What to work on:
It is required that all of the data be written out exactly.

─── Provided data

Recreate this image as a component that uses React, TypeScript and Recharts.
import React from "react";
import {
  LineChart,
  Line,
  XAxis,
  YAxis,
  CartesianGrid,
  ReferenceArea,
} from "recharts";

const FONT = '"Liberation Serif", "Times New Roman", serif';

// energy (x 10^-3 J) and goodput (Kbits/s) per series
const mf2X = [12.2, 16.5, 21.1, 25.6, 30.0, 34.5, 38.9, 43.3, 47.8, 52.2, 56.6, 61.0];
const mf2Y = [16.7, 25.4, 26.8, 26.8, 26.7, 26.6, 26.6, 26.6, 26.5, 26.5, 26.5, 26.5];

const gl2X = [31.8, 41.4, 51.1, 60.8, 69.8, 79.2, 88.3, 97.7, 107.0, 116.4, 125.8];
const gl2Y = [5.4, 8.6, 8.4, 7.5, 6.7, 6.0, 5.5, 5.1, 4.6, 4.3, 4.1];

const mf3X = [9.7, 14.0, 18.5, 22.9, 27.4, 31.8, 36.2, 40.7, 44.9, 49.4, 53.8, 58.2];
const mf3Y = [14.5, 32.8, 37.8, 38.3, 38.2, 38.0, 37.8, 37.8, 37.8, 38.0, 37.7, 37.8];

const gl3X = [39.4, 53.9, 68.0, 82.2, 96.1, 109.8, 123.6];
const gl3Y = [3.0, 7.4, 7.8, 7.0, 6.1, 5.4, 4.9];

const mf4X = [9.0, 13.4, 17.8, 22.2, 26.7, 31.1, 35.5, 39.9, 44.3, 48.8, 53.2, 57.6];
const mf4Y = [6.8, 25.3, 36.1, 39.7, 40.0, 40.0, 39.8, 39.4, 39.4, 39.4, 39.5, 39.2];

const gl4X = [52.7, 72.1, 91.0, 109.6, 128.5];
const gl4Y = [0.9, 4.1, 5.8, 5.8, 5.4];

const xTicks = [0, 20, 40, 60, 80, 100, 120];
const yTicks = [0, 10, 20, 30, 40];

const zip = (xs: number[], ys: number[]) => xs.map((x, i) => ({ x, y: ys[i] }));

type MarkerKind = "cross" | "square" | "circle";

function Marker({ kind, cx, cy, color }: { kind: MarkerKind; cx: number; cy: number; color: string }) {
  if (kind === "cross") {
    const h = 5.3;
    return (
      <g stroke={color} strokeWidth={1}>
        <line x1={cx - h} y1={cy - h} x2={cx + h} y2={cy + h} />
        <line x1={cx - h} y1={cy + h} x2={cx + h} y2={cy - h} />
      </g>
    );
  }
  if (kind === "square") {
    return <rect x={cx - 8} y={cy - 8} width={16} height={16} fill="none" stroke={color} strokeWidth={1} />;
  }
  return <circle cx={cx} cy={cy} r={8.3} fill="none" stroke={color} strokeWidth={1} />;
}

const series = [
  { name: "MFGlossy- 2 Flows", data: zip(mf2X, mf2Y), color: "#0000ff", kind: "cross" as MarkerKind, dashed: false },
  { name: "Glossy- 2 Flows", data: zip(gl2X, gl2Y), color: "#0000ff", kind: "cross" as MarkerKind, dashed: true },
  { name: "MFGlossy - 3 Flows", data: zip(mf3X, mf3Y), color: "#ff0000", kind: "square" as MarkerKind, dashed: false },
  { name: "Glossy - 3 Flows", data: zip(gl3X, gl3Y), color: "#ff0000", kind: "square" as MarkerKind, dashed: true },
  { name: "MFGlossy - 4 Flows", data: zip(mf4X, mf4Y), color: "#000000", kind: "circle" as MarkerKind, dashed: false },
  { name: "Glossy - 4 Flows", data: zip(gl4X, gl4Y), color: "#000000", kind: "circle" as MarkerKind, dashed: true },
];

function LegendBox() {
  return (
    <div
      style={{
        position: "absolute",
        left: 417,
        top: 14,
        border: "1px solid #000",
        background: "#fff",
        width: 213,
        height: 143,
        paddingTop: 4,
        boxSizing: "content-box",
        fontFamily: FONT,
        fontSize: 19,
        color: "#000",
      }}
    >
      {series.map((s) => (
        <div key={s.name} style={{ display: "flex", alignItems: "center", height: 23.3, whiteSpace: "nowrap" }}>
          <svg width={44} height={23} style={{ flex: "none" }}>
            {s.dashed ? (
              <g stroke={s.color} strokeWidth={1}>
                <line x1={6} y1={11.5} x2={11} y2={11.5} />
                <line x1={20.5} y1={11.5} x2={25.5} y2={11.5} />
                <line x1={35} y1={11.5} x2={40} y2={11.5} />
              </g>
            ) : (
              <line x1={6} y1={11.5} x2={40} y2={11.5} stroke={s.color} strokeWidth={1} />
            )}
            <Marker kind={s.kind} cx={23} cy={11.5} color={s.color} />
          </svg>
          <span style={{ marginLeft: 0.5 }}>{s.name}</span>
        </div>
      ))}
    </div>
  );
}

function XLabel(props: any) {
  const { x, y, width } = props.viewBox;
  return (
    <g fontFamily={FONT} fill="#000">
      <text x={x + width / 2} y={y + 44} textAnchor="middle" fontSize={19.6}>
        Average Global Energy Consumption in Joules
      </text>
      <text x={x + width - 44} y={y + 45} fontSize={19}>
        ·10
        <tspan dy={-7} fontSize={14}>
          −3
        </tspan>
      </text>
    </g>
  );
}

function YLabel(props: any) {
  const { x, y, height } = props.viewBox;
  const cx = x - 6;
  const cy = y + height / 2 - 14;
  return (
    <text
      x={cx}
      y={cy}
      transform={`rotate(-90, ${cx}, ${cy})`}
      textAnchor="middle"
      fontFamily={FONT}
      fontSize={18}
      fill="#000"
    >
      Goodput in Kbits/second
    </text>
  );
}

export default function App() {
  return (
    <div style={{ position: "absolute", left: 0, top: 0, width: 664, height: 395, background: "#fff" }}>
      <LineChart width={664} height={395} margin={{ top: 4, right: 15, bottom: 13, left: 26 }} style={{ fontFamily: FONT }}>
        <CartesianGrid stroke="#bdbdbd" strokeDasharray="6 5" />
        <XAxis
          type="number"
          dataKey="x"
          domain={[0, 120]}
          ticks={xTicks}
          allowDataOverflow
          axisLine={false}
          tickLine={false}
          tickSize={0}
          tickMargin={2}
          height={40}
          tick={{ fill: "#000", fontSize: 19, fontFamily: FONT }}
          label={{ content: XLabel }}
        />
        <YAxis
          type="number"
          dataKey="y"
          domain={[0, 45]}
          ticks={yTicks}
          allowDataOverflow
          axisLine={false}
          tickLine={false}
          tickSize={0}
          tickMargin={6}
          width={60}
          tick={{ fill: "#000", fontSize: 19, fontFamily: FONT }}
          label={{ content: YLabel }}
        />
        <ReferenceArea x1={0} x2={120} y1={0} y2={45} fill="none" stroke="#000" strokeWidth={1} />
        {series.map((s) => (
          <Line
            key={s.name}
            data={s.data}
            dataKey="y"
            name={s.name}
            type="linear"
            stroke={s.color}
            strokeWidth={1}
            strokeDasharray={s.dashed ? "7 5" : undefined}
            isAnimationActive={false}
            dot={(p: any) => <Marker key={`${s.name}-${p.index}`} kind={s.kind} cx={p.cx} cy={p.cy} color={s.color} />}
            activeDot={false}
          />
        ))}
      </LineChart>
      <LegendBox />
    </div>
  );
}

──────

Completed task:
Recreate this image as a component that uses React, TypeScript and Recharts.
import React from "react";
import {
  LineChart,
  Line,
  XAxis,
  YAxis,
  CartesianGrid,
  ReferenceArea,
} from "recharts";

const FONT = '"Liberation Serif", "Times New Roman", serif';

// energy (x 10^-3 J) and goodput (Kbits/s) per series
const mf2X = [12.2, 16.5, 21.1, 25.6, 30.0, 34.5, 38.9, 43.3, 47.8, 52.2, 56.6, 61.0];
const mf2Y = [16.7, 25.4, 26.8, 26.8, 26.7, 26.6, 26.6, 26.6, 26.5, 26.5, 26.5, 26.5];

const gl2X = [31.8, 41.4, 51.1, 60.8, 69.8, 79.2, 88.3, 97.7, 107.0, 116.4, 125.8];
const gl2Y = [5.4, 8.6, 8.4, 7.5, 6.7, 6.0, 5.5, 5.1, 4.6, 4.3, 4.1];

const mf3X = [9.7, 14.0, 18.5, 22.9, 27.4, 31.8, 36.2, 40.7, 44.9, 49.4, 53.8, 58.2];
const mf3Y = [14.5, 32.8, 37.8, 38.3, 38.2, 38.0, 37.8, 37.8, 37.8, 38.0, 37.7, 37.8];

const gl3X = [39.4, 53.9, 68.0, 82.2, 96.1, 109.8, 123.6];
const gl3Y = [3.0, 7.4, 7.8, 7.0, 6.1, 5.4, 4.9];

const mf4X = [9.0, 13.4, 17.8, 22.2, 26.7, 31.1, 35.5, 39.9, 44.3, 48.8, 53.2, 57.6];
const mf4Y = [6.8, 25.3, 36.1, 39.7, 40.0, 40.0, 39.8, 39.4, 39.4, 39.4, 39.5, 39.2];

const gl4X = [52.7, 72.1, 91.0, 109.6, 128.5];
const gl4Y = [0.9, 4.1, 5.8, 5.8, 5.4];

const xTicks = [0, 20, 40, 60, 80, 100, 120];
const yTicks = [0, 10, 20, 30, 40];

const zip = (xs: number[], ys: number[]) => xs.map((x, i) => ({ x, y: ys[i] }));

type MarkerKind = "cross" | "square" | "circle";

function Marker({ kind, cx, cy, color }: { kind: MarkerKind; cx: number; cy: number; color: string }) {
  if (kind === "cross") {
    const h = 5.3;
    return (
      <g stroke={color} strokeWidth={1}>
        <line x1={cx - h} y1={cy - h} x2={cx + h} y2={cy + h} />
        <line x1={cx - h} y1={cy + h} x2={cx + h} y2={cy - h} />
      </g>
    );
  }
  if (kind === "square") {
    return <rect x={cx - 8} y={cy - 8} width={16} height={16} fill="none" stroke={color} strokeWidth={1} />;
  }
  return <circle cx={cx} cy={cy} r={8.3} fill="none" stroke={color} strokeWidth={1} />;
}

const series = [
  { name: "MFGlossy- 2 Flows", data: zip(mf2X, mf2Y), color: "#0000ff", kind: "cross" as MarkerKind, dashed: false },
  { name: "Glossy- 2 Flows", data: zip(gl2X, gl2Y), color: "#0000ff", kind: "cross" as MarkerKind, dashed: true },
  { name: "MFGlossy - 3 Flows", data: zip(mf3X, mf3Y), color: "#ff0000", kind: "square" as MarkerKind, dashed: false },
  { name: "Glossy - 3 Flows", data: zip(gl3X, gl3Y), color: "#ff0000", kind: "square" as MarkerKind, dashed: true },
  { name: "MFGlossy - 4 Flows", data: zip(mf4X, mf4Y), color: "#000000", kind: "circle" as MarkerKind, dashed: false },
  { name: "Glossy - 4 Flows", data: zip(gl4X, gl4Y), color: "#000000", kind: "circle" as MarkerKind, dashed: true },
];

function LegendBox() {
  return (
    <div
      style={{
        position: "absolute",
        left: 417,
        top: 14,
        border: "1px solid #000",
        background: "#fff",
        width: 213,
        height: 143,
        paddingTop: 4,
        boxSizing: "content-box",
        fontFamily: FONT,
        fontSize: 19,
        color: "#000",
      }}
    >
      {series.map((s) => (
        <div key={s.name} style={{ display: "flex", alignItems: "center", height: 23.3, whiteSpace: "nowrap" }}>
          <svg width={44} height={23} style={{ flex: "none" }}>
            {s.dashed ? (
              <g stroke={s.color} strokeWidth={1}>
                <line x1={6} y1={11.5} x2={11} y2={11.5} />
                <line x1={20.5} y1={11.5} x2={25.5} y2={11.5} />
                <line x1={35} y1={11.5} x2={40} y2={11.5} />
              </g>
            ) : (
              <line x1={6} y1={11.5} x2={40} y2={11.5} stroke={s.color} strokeWidth={1} />
            )}
            <Marker kind={s.kind} cx={23} cy={11.5} color={s.color} />
          </svg>
          <span style={{ marginLeft: 0.5 }}>{s.name}</span>
        </div>
      ))}
    </div>
  );
}

function XLabel(props: any) {
  const { x, y, width } = props.viewBox;
  return (
    <g fontFamily={FONT} fill="#000">
      <text x={x + width / 2} y={y + 44} textAnchor="middle" fontSize={19.6}>
        Average Global Energy Consumption in Joules
      </text>
      <text x={x + width - 44} y={y + 45} fontSize={19}>
        ·10
        <tspan dy={-7} fontSize={14}>
          −3
        </tspan>
      </text>
    </g>
  );
}

function YLabel(props: any) {
  const { x, y, height } = props.viewBox;
  const cx = x - 6;
  const cy = y + height / 2 - 14;
  return (
    <text
      x={cx}
      y={cy}
      transform={`rotate(-90, ${cx}, ${cy})`}
      textAnchor="middle"
      fontFamily={FONT}
      fontSize={18}
      fill="#000"
    >
      Goodput in Kbits/second
    </text>
  );
}

export default function App() {
  return (
    <div style={{ position: "absolute", left: 0, top: 0, width: 664, height: 395, background: "#fff" }}>
      <LineChart width={664} height={395} margin={{ top: 4, right: 15, bottom: 13, left: 26 }} style={{ fontFamily: FONT }}>
        <CartesianGrid stroke="#bdbdbd" strokeDasharray="6 5" />
        <XAxis
          type="number"
          dataKey="x"
          domain={[0, 120]}
          ticks={xTicks}
          allowDataOverflow
          axisLine={false}
          tickLine={false}
          tickSize={0}
          tickMargin={2}
          height={40}
          tick={{ fill: "#000", fontSize: 19, fontFamily: FONT }}
          label={{ content: XLabel }}
        />
        <YAxis
          type="number"
          dataKey="y"
          domain={[0, 45]}
          ticks={yTicks}
          allowDataOverflow
          axisLine={false}
          tickLine={false}
          tickSize={0}
          tickMargin={6}
          width={60}
          tick={{ fill: "#000", fontSize: 19, fontFamily: FONT }}
          label={{ content: YLabel }}
        />
        <ReferenceArea x1={0} x2={120} y1={0} y2={45} fill="none" stroke="#000" strokeWidth={1} />
        {series.map((s) => (
          <Line
            key={s.name}
            data={s.data}
            dataKey="y"
            name={s.name}
            type="linear"
            stroke={s.color}
            strokeWidth={1}
            strokeDasharray={s.dashed ? "7 5" : undefined}
            isAnimationActive={false}
            dot={(p: any) => <Marker key={`${s.name}-${p.index}`} kind={s.kind} cx={p.cx} cy={p.cy} color={s.color} />}
            activeDot={false}
          />
        ))}
      </LineChart>
      <LegendBox />
    </div>
  );
}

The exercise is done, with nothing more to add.